Monday, August 13, 2012

Activation of specific interneurons improves V1 feature selectivity and visual perception.

Lee, SH. Kwan, AC. Zhang, S. Phoumthipphavong, V. Flannery, JG. Masmanidis, SC. Taniguchi, H. Huang, ZJ. Zhang, F. Boyden, ES. Deisseroth, K. Dan, Y. (2012) Activation of specific interneurons improves V1 feature selectivity and visual perception. Nature.

ChR2 targeted to PV, SOM, VIP, CAMKII-Arch. Multichannel probe for recording all layers. Drifting grating.

Activation of PV caused decrease in tuning bandwidth, and increase in direction selectivity. Preferred orientation remained relatively constant.
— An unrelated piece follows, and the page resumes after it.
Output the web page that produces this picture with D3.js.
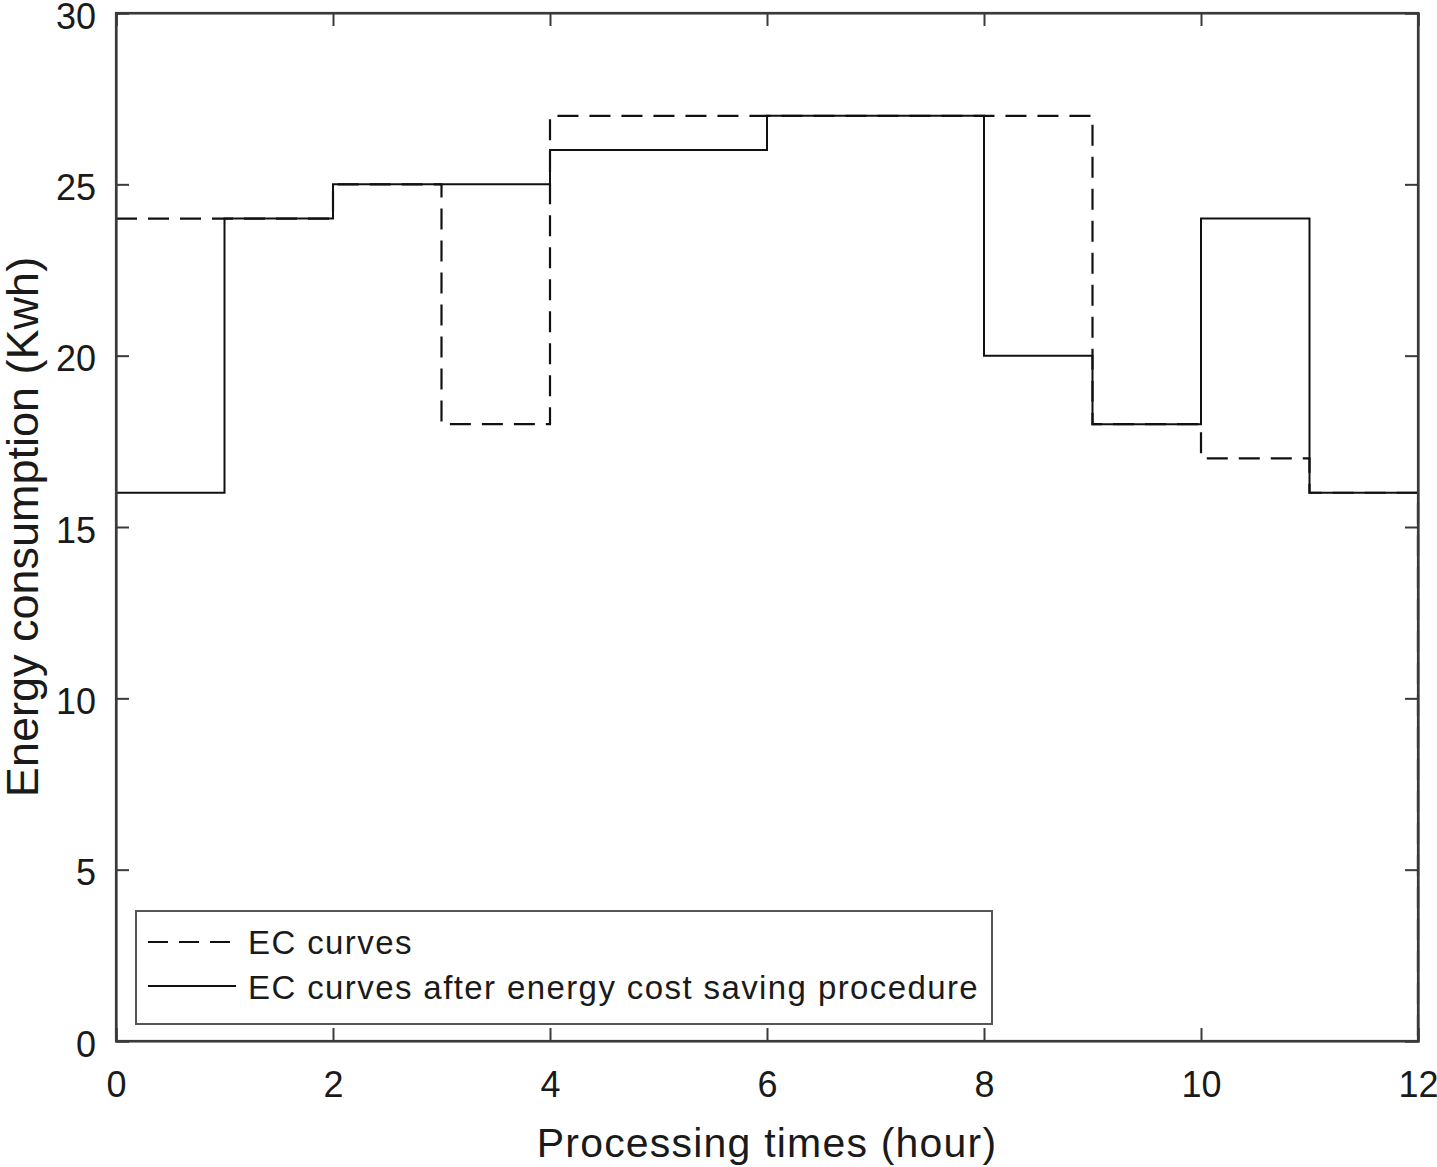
<!DOCTYPE html>
<html><head><meta charset="utf-8">
<script src="https://cdn.jsdelivr.net/npm/d3@7"></script>
<style>body{margin:0;background:#fff}svg{display:block}text{font-family:Arial,"Liberation Sans",Helvetica,sans-serif;fill:#1a1a1a}</style>
</head><body><svg id="c" width="1437" height="1167"></svg>
<script>
const hours = [0,1,2,3,4,5,6,7,8,9,10,11,12];
const ecCurve = [24,24,25,18,27,27,27,27,27,18,17,16,0];
const ecAfterSaving = [16,24,25,25,26,26,27,27,20,18,24,16,0];
const xTicks = [0,2,4,6,8,10,12];
const yTicks = [0,5,10,15,20,25,30];
const seriesNames = ["EC curves","EC curves after energy cost saving procedure"];
const xTitle = "Processing times (hour)";
const yTitle = "Energy consumption (Kwh)";

const svg = d3.select("#c");
const L=116,R=1418,T=13,B=1041;
const x = d3.scaleLinear().domain([0,12]).range([L,R]);
const y = d3.scaleLinear().domain([0,30]).range([B,T]);
const axisColor="#3a3a3a", tk=13;

const line = d3.line().x(d=>x(d[0])).y(d=>y(d[1])).curve(d3.curveStepAfter);
svg.append("path").datum(hours.map((h,i)=>[h,ecCurve[i]]))
  .attr("d",line).attr("fill","none").attr("stroke","#111").attr("stroke-width",2.2)
  .attr("stroke-dasharray","21,11");
svg.append("path").datum(hours.map((h,i)=>[h,ecAfterSaving[i]]))
  .attr("d",line).attr("fill","none").attr("stroke","#111").attr("stroke-width",2);

// axes
const g = svg.append("g");
const gx = g.append("g").attr("transform",`translate(0,${B})`).call(d3.axisBottom(x).tickValues(xTicks).tickSize(-tk).tickPadding(30).tickFormat(d3.format("d")));
g.append("g").attr("transform",`translate(0,${T})`).call(d3.axisTop(x).tickValues(xTicks).tickSize(-tk).tickFormat(""));
const gy = g.append("g").attr("transform",`translate(${L},0)`).call(d3.axisLeft(y).tickValues(yTicks).tickSize(-tk).tickPadding(20).tickFormat(d3.format("d")));
g.append("g").attr("transform",`translate(${R},0)`).call(d3.axisRight(y).tickValues(yTicks).tickSize(-tk).tickFormat(""));
g.selectAll(".domain").attr("stroke",axisColor).attr("stroke-width",2.2);
g.selectAll(".tick line").attr("stroke",axisColor).attr("stroke-width",2);
g.selectAll(".tick text").attr("font-size",36).attr("fill","#1a1a1a").style("font-family","Arial, 'Liberation Sans', sans-serif");
gy.selectAll(".tick text").attr("dy","0.42em");
svg.append("rect").attr("x",L).attr("y",T).attr("width",R-L).attr("height",B-T).attr("fill","none").attr("stroke",axisColor).attr("stroke-width",2.2);

svg.append("text").attr("x",(L+R)/2).attr("y",1157).attr("text-anchor","middle").attr("font-size",41).attr("letter-spacing",1.2).text(xTitle);
svg.append("text").attr("transform",`translate(38,${(T+B)/2}) rotate(-90)`).attr("text-anchor","middle").attr("font-size",45).text(yTitle);

// legend
const lg = svg.append("g");
lg.append("rect").attr("x",136).attr("y",911).attr("width",856).attr("height",113).attr("fill","#fff").attr("stroke","#555").attr("stroke-width",2);
lg.append("line").attr("x1",148).attr("x2",232).attr("y1",942).attr("y2",942).attr("stroke","#111").attr("stroke-width",2).attr("stroke-dasharray","20,11");
lg.append("line").attr("x1",148).attr("x2",236).attr("y1",986).attr("y2",986).attr("stroke","#111").attr("stroke-width",2);
lg.append("text").attr("x",248).attr("y",954).attr("font-size",33).attr("letter-spacing",1.4).text(seriesNames[0]);
lg.append("text").attr("x",248).attr("y",999).attr("font-size",33).attr("letter-spacing",1.4).text(seriesNames[1]);
</script></body></html>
They record whole-cell, inject current to get F-I response and find that PV activation is additive, while SOM activation is multiplicative. (This is the opposite effects of what the other papers say about the roles of PV and SOM).


They next had an orientation discrimination task with mice and activated the PV cells. They found that activating the PV cells can actually improve discriminability (d') of the Go, No-Go task. They claim that this is because PV increases the orientation selectivity of neurons, making the task easier. (I'm skeptical of this, decreasing the tuning width is likely to remove information of the orientation from the system, it definitely does not add any information.)

They address Bass's result saying: Bass's study shows "PV activation only moderately affects the tuning of V1 neurons. This is probably caused by the relatively low level of PV activation compared with our study". So, this could mean the difference is explained by them over-activating PV cells and getting some iceberg effect.

1 comment:

  1. This study is also injecting current to get the input-output response. Perhaps injecting current directly into the soma, vs current coming into the soma from the dendrites is the difference. In this case, its possible that the inhibition (also at the soma) is not appropriately acting like a voltage divider.